Doctor Trevor Van Schooneveld at the University of Nebraska Medical Center in Omaha, says the deadly bacterium known as CRE is very rare in this part of the country.
“What makes this bug ‘super’ is that it’s really resistant and it’s typically resistant to most of the antimicrobials we would use to treat it,” Dr. Van Schooneveld says. “It’s not anything different as a bacteria. It’s typical like e-coli or other things we encounter, but it’s highly resistant.”
Health officials believe the “superbug” outbreak at UCLA’s Ronald Reagan Medical Center was caused by a commonly used medical device, an endoscope. Vanschooneveld says it sounds like the devices were properly cleaned after procedures.
“The things that have people concerned is that it appears the transmission of these is linked to the use of endoscopes,” Van Schooneveld says. “It doesn’t appear that anybody was doing anything wrong when they were cleaning the scopes.” He says people in Iowa and Nebraska shouldn’t be fearful if they’re having a procedure done that involves one of these devices.

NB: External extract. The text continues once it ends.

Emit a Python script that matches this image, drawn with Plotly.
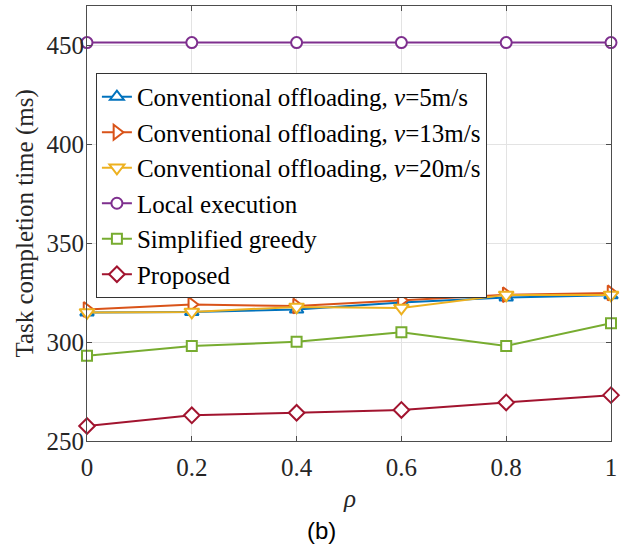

“Duodenoscopes are rather complex pieces of machinery that are used to access people’s pancreas, basically, through their intestine,” Van Schooneveld says. “So, it’s rather difficult to clean these. There may be, it appears, very small areas where, because bacteria are very small, they’re able to survive in these crevices and cracks that just can’t be accessed through cleaning.” He works in the same Omaha hospital complex that treated four Ebola patients in a special biocontainment unit in recent months.